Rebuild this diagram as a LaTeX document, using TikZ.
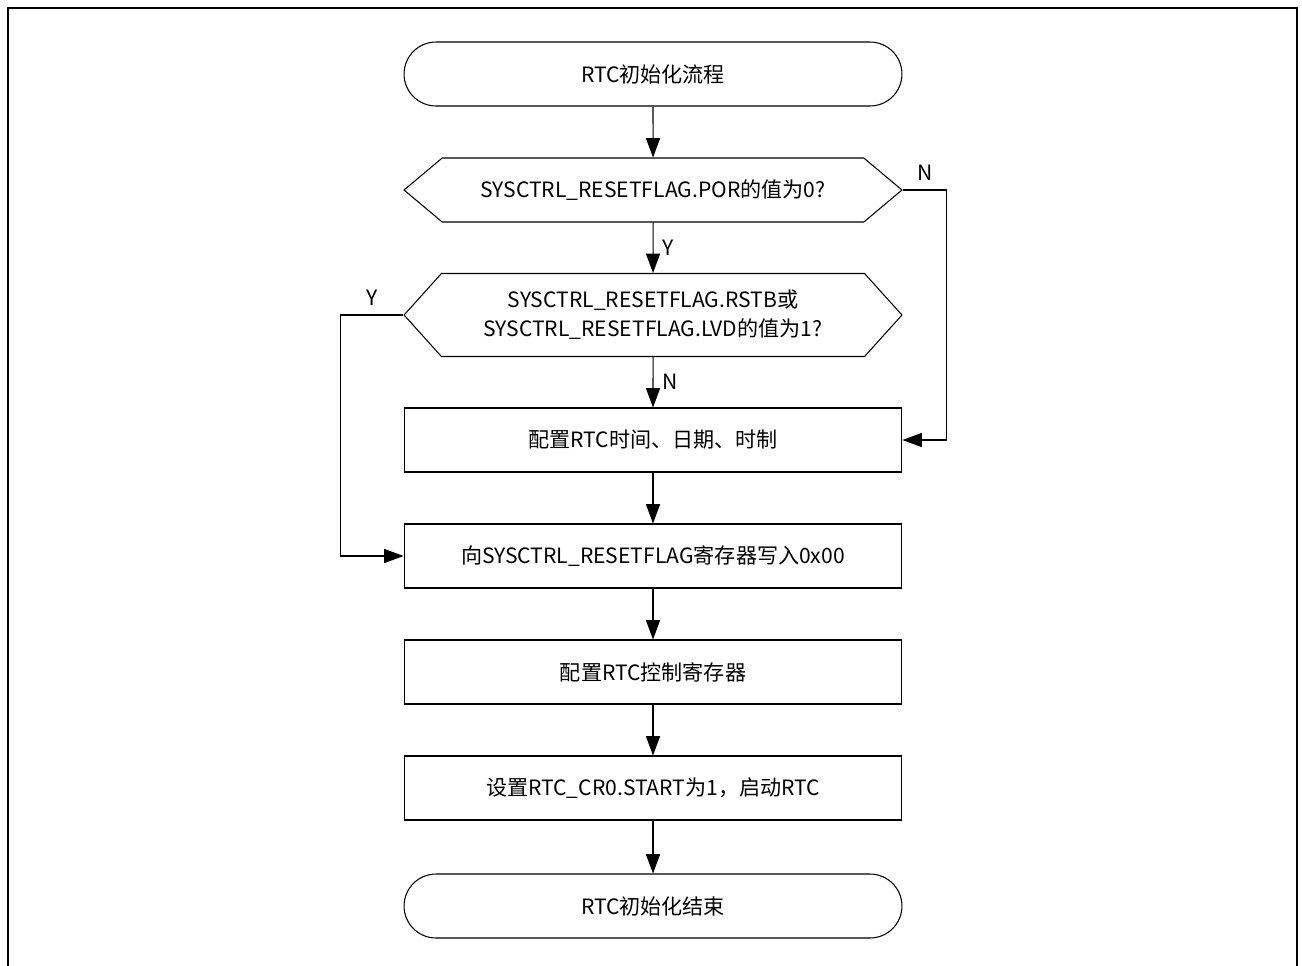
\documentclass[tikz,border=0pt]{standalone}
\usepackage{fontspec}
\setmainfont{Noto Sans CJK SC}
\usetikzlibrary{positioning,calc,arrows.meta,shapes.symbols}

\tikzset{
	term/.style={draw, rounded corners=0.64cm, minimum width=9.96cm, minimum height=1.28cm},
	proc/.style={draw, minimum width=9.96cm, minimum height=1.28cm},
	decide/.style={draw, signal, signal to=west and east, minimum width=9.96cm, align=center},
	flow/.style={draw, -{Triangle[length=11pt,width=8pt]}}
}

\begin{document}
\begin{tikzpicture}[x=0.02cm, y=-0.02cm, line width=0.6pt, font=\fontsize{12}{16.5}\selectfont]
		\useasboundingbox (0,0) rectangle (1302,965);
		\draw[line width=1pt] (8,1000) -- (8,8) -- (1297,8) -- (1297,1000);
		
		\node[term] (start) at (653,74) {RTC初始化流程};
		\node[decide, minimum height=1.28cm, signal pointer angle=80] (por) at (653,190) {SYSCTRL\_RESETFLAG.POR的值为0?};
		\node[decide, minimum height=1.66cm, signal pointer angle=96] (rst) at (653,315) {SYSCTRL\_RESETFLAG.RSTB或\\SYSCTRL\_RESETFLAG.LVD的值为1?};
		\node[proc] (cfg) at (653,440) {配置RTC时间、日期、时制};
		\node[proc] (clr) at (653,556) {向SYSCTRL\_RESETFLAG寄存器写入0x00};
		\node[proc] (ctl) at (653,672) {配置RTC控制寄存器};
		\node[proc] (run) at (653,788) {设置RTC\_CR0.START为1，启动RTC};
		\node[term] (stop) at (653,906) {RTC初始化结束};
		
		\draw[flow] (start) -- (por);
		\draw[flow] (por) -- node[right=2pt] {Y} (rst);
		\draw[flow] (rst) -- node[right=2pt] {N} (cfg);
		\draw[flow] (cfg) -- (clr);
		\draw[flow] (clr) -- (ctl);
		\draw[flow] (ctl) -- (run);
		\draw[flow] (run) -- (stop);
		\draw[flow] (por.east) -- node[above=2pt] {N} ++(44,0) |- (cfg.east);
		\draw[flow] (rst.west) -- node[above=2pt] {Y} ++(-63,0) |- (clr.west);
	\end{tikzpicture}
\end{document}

——————————

**TASK TO CARRY OUT:** Repeat the material above in full and unchanged, minus its images.

**TASK RESPONSE:**
Rebuild this diagram as a LaTeX document, using TikZ.
\documentclass[tikz,border=0pt]{standalone}
\usepackage{fontspec}
\setmainfont{Noto Sans CJK SC}
\usetikzlibrary{positioning,calc,arrows.meta,shapes.symbols}

\tikzset{
	term/.style={draw, rounded corners=0.64cm, minimum width=9.96cm, minimum height=1.28cm},
	proc/.style={draw, minimum width=9.96cm, minimum height=1.28cm},
	decide/.style={draw, signal, signal to=west and east, minimum width=9.96cm, align=center},
	flow/.style={draw, -{Triangle[length=11pt,width=8pt]}}
}

\begin{document}
\begin{tikzpicture}[x=0.02cm, y=-0.02cm, line width=0.6pt, font=\fontsize{12}{16.5}\selectfont]
		\useasboundingbox (0,0) rectangle (1302,965);
		\draw[line width=1pt] (8,1000) -- (8,8) -- (1297,8) -- (1297,1000);
		
		\node[term] (start) at (653,74) {RTC初始化流程};
		\node[decide, minimum height=1.28cm, signal pointer angle=80] (por) at (653,190) {SYSCTRL\_RESETFLAG.POR的值为0?};
		\node[decide, minimum height=1.66cm, signal pointer angle=96] (rst) at (653,315) {SYSCTRL\_RESETFLAG.RSTB或\\SYSCTRL\_RESETFLAG.LVD的值为1?};
		\node[proc] (cfg) at (653,440) {配置RTC时间、日期、时制};
		\node[proc] (clr) at (653,556) {向SYSCTRL\_RESETFLAG寄存器写入0x00};
		\node[proc] (ctl) at (653,672) {配置RTC控制寄存器};
		\node[proc] (run) at (653,788) {设置RTC\_CR0.START为1，启动RTC};
		\node[term] (stop) at (653,906) {RTC初始化结束};
		
		\draw[flow] (start) -- (por);
		\draw[flow] (por) -- node[right=2pt] {Y} (rst);
		\draw[flow] (rst) -- node[right=2pt] {N} (cfg);
		\draw[flow] (cfg) -- (clr);
		\draw[flow] (clr) -- (ctl);
		\draw[flow] (ctl) -- (run);
		\draw[flow] (run) -- (stop);
		\draw[flow] (por.east) -- node[above=2pt] {N} ++(44,0) |- (cfg.east);
		\draw[flow] (rst.west) -- node[above=2pt] {Y} ++(-63,0) |- (clr.west);
	\end{tikzpicture}
\end{document}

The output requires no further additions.